The fact that the United States won all the battles it fought, but still lost the Vietnam War, was the inspiration for Summers to write On Strategy, a Clausewitzian critique of US strategy in the war. This observation about the Vietnam War is also an inspirational point for starting a discussion of the levels of strategy. As in Vietnam, what we're doing today in Iraq and Afghanistan may be successful at one level, but a complete disaster at the higher levels--the ones that ultimately determine whether we win or lose.
There's a lot about Summers' analysis that's flawed (for example, he got Clausewitz's notion of friction all wrong). It's a good book, but there's a better one for the topic at hand: Strategy: The Logic of War and Peace by Edward Luttwak, A must-read books for anyone interested in the subject of this blog. Strategy is a distillation of many classic ideas about military strategy, and Luttwak mixes in some very thought-provoking observations of his own.
This subject deserves a lot of explanation, but I don't want to write one overlong post about it. Instead, I'll break the discussion into one level per post. That approach fits the blog medium better than a mega-post, and I'll actually get the whole thing written faster and better in small chunks. So stay tuned, Dear Reader, for this series of critical postings. Believe me, once you digest these concepts, you'll never look at warfare the same way again.
The levels of strategy are...
- Grand strategic.
I'll explain each in turn, and I'll provide a running series of examples to illustrate them. Since the Chinese civil war provides an excellent overall example, I'll wrap up things up with that case study.
For now, keep in mind the following point: the difference between victory and defeat often turns on whether efforts at one level actually contribute to the other levels. The success story of the blitzkrieg wasn't just a story of fine German engineering, manifested in the panzers that slashed through Poland, the Low Countries, and France. The blitzkrieg depended not only on the tank, but also how it fit into a combined arms approach that linked armor, infantry, and air power through radio communications. In the first two years of the Russo-German conflict, the Wehrmacht actually faced an enemy with better tanks. Aficianados of WWII armor will tell you that the Soviet T-34 was easily superior to the German PzKW III and IV, as measured by firepower, speed, and protection. However, the Germans fought better with their tanks than the Soviets did, which made it possible for the Wehrmacht to stop just short of Moscow in 1941, and just short of the Volga in 1942.

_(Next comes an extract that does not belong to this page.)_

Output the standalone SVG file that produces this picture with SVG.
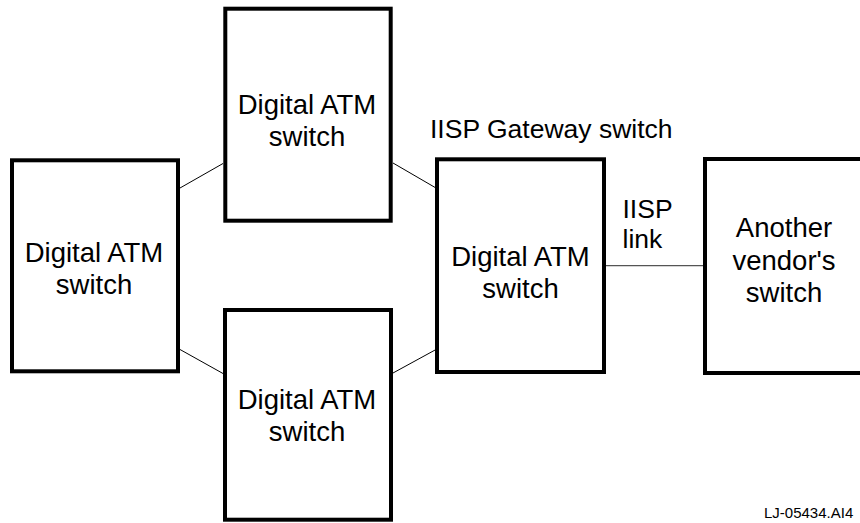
<svg xmlns="http://www.w3.org/2000/svg" width="860" height="523" viewBox="0 0 860 523">
<style>
.box{fill:#fff;stroke:#000;stroke-width:4}
.t{font-family:"Liberation Sans",Arial,sans-serif;font-size:27.5px;fill:#000;text-anchor:middle}
.l{font-family:"Liberation Sans",Arial,sans-serif;font-size:26.5px;fill:#000}
.c{stroke:#000;stroke-width:1;fill:none}
</style>
<rect x="0" y="0" width="860" height="523" fill="#fff"/>
<g id="connectors">
<line class="c" x1="180" y1="188" x2="223" y2="163.5"/>
<line class="c" x1="393" y1="163" x2="436" y2="188"/>
<line class="c" x1="180" y1="349.5" x2="223" y2="373.5"/>
<line class="c" x1="393" y1="373" x2="436" y2="349.5"/>
<line x1="606" y1="265.7" x2="703" y2="265.7" stroke="#555" stroke-width="1.3"/>
</g>
<g id="node-top">
<rect class="box" x="225.3" y="8.7" width="165.4" height="212"/>
<text class="t" x="307" y="114">Digital ATM</text>
<text class="t" x="307" y="146">switch</text>
</g>
<g id="node-left">
<rect class="box" x="12" y="160.3" width="166" height="211"/>
<text class="t" x="94" y="262">Digital ATM</text>
<text class="t" x="94" y="294">switch</text>
</g>
<g id="node-bottom">
<rect class="box" x="225" y="310" width="166" height="209.7"/>
<text class="t" x="307" y="408.5">Digital ATM</text>
<text class="t" x="307" y="440.5">switch</text>
</g>
<g id="node-gateway">
<text class="l" x="430" y="138.3">IISP Gateway switch</text>
<rect class="box" x="437" y="159.3" width="167" height="212.7"/>
<text class="t" x="520.5" y="266">Digital ATM</text>
<text class="t" x="520.5" y="298">switch</text>
</g>
<g id="link-label">
<text class="l" x="622.5" y="218.3">IISP</text>
<text class="l" x="622.5" y="248.3">link</text>
</g>
<g id="node-vendor">
<rect class="box" x="705" y="159" width="180" height="214"/>
<text class="t" x="784" y="237.3">Another</text>
<text class="t" x="784" y="269.5">vendor's</text>
<text class="t" x="784" y="301.5">switch</text>
</g>
<text x="764" y="518.3" font-family="Liberation Sans,Arial,sans-serif" font-size="15" fill="#000">LJ-05434.AI4</text>
</svg>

Every science starts with classification. Putting names to things, identifying the differences among them, is a critical exercise whether you're a student of entymology, astronomy, or military history. Since classification makes the overall picture of what you're studying more clear, it's often the catalyst for inspiration. Classifying the differences among birds in the Galapagos Islands gave Darwin the mental nudge the theory of evolution. Classifying the different species of military strategy can also inspire Big Thoughts, as we'll see.
If you've read the earlier posts on theory and practice, you've seen that I don't have much patience with the notion that Do something! is a good guide to action. Nothing we'll discuss on this blog will put a stake through the heart of that great fallacy than this discussion of the levels of strategy. Do something! is meaningless, once you see that doing a fantastic job at one level of strategy may be irrelevant to the ones that ultimately decide victory or defeat. In fact, success victory at one level can blind you to the real problems brewing at other levels, as the Vietnam example illustrates. It's natural for people to look for signs of hope when American soldiers are dying, but the signs may be pointing in the wrong direction.
US and allied forces did a stellar job invading Iraq. The list of what made this victory possible at the theater level of strategy is long and familiar: superior equipment, outstanding training and organization, experience fighting the Iraqi army in Operation Desert Storm...Reading or listening to the news, we've heard the pundits run through this list over and over again.
But what did we win? I hope this discussion of the levels of strategy will help answer that critical question.